Challenge
Beginning with the first line of the data below, reproduce every line unchanged, ending with the line that holds "([yshift=-3pt]sqw.base west) -- ([yshift=-3pt]sqw.base".

--- start ---

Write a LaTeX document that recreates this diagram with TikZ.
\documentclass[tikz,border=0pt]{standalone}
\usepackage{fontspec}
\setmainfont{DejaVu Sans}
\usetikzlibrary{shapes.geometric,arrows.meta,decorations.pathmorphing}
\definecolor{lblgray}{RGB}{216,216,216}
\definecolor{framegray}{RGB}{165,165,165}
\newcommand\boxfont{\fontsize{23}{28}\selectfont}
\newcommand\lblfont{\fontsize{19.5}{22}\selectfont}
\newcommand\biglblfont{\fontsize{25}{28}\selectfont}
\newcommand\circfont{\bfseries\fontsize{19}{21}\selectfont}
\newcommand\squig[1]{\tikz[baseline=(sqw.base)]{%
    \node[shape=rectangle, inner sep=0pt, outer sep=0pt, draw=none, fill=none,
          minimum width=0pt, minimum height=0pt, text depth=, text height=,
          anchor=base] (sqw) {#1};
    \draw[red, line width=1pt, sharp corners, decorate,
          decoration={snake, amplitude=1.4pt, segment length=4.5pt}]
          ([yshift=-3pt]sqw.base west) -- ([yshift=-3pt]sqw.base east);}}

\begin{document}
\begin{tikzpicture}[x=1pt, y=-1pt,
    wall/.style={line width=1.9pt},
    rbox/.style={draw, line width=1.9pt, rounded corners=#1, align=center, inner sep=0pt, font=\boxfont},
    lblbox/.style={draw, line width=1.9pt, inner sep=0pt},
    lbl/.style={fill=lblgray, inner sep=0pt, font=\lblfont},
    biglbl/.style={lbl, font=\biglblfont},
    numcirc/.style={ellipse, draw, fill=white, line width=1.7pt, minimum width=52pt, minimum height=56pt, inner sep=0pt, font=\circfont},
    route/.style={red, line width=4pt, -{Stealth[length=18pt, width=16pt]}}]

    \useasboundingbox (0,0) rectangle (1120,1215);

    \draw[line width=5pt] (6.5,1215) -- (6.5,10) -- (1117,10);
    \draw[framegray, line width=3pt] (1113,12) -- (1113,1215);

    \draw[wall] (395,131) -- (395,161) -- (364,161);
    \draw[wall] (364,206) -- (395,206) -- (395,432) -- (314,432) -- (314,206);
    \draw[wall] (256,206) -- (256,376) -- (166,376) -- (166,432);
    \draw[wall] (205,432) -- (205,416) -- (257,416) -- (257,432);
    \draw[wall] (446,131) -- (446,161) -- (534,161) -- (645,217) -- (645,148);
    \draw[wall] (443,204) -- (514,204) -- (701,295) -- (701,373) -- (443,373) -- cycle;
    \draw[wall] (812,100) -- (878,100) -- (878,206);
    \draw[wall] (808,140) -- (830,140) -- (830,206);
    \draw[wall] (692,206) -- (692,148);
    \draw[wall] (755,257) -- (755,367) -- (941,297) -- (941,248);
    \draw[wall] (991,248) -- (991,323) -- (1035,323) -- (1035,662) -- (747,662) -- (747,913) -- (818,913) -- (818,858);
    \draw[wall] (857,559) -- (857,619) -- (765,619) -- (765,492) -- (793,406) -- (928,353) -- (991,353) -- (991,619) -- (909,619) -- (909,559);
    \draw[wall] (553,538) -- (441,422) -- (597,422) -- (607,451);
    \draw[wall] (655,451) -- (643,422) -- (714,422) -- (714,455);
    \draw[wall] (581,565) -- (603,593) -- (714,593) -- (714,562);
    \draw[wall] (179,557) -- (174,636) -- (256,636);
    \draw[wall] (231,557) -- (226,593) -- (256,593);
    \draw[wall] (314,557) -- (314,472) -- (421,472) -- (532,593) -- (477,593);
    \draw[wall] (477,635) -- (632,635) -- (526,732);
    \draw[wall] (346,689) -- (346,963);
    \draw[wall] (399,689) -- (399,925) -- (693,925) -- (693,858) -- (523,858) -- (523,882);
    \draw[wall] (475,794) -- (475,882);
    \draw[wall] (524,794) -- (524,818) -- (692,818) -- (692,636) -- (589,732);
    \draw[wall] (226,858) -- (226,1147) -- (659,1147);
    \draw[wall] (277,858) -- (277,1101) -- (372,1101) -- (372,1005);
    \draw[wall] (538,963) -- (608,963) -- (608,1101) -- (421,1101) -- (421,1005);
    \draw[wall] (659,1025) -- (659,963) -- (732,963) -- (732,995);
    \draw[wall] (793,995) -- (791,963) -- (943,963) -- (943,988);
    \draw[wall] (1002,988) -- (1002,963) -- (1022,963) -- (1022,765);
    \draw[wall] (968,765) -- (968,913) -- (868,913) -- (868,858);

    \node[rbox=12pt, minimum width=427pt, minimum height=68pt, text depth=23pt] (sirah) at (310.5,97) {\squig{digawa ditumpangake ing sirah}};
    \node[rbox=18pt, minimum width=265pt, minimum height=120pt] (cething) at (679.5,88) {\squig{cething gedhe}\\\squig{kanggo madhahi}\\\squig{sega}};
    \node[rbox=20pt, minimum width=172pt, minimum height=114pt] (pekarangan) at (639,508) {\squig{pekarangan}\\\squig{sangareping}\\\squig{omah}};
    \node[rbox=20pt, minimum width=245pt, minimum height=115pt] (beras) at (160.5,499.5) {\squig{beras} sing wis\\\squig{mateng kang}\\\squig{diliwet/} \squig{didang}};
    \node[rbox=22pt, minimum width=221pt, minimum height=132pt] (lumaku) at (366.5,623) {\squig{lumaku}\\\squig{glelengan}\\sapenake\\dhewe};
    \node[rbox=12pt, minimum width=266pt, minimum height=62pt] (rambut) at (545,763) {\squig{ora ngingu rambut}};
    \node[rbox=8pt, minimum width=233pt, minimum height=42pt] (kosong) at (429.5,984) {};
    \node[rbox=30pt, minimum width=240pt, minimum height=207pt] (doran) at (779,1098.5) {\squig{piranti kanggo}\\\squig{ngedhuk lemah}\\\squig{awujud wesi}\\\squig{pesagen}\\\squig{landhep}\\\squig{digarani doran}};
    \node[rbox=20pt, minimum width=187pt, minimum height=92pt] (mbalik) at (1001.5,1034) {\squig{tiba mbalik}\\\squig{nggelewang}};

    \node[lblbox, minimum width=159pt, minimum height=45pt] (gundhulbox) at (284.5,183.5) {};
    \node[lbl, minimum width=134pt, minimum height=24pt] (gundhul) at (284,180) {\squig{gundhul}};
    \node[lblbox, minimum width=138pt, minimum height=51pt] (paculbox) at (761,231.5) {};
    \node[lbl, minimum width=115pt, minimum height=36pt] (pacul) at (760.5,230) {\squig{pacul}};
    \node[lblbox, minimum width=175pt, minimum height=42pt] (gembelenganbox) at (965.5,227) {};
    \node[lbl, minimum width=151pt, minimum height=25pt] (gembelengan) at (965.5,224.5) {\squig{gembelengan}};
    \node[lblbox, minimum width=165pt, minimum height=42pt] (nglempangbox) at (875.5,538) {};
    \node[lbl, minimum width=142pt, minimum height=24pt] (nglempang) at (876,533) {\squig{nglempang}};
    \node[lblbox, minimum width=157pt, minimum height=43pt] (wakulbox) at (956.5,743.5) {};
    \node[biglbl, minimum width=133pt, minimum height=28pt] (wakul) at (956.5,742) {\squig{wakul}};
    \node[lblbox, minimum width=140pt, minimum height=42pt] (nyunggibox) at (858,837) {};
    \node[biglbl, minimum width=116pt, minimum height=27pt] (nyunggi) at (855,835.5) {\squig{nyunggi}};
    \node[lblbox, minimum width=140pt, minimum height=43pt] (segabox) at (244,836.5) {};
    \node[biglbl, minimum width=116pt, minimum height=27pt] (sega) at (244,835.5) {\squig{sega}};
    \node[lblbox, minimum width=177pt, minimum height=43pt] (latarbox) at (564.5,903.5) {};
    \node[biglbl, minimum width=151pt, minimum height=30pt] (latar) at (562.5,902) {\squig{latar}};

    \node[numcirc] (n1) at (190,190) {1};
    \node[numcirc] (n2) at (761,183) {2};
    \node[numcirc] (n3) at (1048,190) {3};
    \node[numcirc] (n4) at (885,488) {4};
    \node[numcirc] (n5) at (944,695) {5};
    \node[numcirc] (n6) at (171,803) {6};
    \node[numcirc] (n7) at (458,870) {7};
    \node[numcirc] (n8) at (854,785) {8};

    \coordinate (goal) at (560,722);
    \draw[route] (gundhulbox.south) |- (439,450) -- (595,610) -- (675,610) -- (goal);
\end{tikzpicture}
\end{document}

--- end ---

Worked answer
Write a LaTeX document that recreates this diagram with TikZ.
\documentclass[tikz,border=0pt]{standalone}
\usepackage{fontspec}
\setmainfont{DejaVu Sans}
\usetikzlibrary{shapes.geometric,arrows.meta,decorations.pathmorphing}
\definecolor{lblgray}{RGB}{216,216,216}
\definecolor{framegray}{RGB}{165,165,165}
\newcommand\boxfont{\fontsize{23}{28}\selectfont}
\newcommand\lblfont{\fontsize{19.5}{22}\selectfont}
\newcommand\biglblfont{\fontsize{25}{28}\selectfont}
\newcommand\circfont{\bfseries\fontsize{19}{21}\selectfont}
\newcommand\squig[1]{\tikz[baseline=(sqw.base)]{%
    \node[shape=rectangle, inner sep=0pt, outer sep=0pt, draw=none, fill=none,
          minimum width=0pt, minimum height=0pt, text depth=, text height=,
          anchor=base] (sqw) {#1};
    \draw[red, line width=1pt, sharp corners, decorate,
          decoration={snake, amplitude=1.4pt, segment length=4.5pt}]
          ([yshift=-3pt]sqw.base west) -- ([yshift=-3pt]sqw.base east);}}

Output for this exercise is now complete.